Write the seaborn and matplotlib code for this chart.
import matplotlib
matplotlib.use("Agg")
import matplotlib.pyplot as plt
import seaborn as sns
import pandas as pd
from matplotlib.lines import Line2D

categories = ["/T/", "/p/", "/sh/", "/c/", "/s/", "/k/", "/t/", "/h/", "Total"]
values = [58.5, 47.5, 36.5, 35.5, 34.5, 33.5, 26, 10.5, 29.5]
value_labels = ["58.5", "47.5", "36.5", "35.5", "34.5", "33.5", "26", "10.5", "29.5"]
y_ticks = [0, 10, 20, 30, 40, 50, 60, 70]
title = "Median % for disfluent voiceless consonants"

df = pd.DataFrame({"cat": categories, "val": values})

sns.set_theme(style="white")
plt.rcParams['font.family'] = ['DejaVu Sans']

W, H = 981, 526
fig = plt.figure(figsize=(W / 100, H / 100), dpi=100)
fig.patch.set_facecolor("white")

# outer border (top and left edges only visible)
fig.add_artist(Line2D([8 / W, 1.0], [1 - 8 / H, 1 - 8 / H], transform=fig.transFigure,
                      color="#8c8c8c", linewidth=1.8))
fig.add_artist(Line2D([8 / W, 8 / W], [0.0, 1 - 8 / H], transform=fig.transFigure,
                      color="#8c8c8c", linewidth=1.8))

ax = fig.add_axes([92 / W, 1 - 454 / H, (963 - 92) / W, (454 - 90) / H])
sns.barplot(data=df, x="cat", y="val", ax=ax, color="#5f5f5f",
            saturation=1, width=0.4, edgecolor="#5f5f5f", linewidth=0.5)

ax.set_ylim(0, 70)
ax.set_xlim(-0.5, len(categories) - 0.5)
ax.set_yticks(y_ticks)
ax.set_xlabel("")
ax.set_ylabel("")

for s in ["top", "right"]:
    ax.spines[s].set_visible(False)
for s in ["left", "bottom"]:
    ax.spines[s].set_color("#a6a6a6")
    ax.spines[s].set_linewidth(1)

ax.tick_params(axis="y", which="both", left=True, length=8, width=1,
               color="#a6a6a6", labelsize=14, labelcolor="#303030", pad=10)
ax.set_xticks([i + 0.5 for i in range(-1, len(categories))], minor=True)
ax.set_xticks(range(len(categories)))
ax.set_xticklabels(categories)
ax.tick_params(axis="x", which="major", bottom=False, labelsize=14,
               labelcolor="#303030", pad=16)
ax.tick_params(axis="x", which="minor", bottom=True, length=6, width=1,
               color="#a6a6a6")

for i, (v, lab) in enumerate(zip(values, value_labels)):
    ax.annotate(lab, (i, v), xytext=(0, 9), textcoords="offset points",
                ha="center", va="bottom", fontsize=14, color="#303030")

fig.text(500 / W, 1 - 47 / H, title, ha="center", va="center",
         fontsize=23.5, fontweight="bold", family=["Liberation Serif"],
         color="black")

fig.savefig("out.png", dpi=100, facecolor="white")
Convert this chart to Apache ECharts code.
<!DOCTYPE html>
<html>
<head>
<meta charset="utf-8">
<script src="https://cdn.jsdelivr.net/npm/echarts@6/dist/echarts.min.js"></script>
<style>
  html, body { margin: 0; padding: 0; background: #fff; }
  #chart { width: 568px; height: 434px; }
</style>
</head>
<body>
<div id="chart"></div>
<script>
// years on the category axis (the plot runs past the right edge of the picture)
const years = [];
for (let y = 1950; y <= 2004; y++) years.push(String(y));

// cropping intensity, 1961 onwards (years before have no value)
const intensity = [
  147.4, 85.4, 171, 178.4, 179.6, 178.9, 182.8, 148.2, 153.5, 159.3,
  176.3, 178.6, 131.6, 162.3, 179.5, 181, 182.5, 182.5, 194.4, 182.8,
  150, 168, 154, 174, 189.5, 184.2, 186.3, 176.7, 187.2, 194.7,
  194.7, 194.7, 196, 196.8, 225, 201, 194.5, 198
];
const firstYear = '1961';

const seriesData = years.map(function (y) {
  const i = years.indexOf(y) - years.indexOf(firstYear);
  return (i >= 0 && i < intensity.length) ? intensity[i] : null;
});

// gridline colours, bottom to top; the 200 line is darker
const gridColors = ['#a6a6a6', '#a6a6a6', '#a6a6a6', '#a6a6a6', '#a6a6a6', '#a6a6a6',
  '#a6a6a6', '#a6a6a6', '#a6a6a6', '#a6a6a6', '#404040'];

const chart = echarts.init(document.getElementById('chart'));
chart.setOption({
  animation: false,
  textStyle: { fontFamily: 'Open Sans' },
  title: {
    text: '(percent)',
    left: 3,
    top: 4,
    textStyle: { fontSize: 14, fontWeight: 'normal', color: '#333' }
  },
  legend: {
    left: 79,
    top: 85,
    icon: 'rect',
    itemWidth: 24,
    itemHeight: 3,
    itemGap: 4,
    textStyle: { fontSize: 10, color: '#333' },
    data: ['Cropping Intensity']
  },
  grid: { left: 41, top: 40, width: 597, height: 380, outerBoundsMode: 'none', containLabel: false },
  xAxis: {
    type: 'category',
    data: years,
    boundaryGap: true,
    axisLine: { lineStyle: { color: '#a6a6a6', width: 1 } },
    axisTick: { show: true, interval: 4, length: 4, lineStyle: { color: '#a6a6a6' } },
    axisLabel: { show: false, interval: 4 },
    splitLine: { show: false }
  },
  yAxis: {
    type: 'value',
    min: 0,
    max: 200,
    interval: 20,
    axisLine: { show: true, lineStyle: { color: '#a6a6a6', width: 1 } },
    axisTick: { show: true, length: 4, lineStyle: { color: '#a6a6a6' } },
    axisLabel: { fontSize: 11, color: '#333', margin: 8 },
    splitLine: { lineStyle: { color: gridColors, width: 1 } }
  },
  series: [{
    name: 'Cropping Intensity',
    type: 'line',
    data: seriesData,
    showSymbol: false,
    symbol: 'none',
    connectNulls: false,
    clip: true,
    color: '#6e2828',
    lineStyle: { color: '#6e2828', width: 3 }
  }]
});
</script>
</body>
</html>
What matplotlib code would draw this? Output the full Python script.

---

**PROBLEM TO SOLVE:** Go through the entries above and pull out each line with "code" in it.

**OUTPUT OF THE TASK:**
Write the seaborn and matplotlib code for this chart.
Convert this chart to Apache ECharts code.
What matplotlib code would draw this? Output the full Python script.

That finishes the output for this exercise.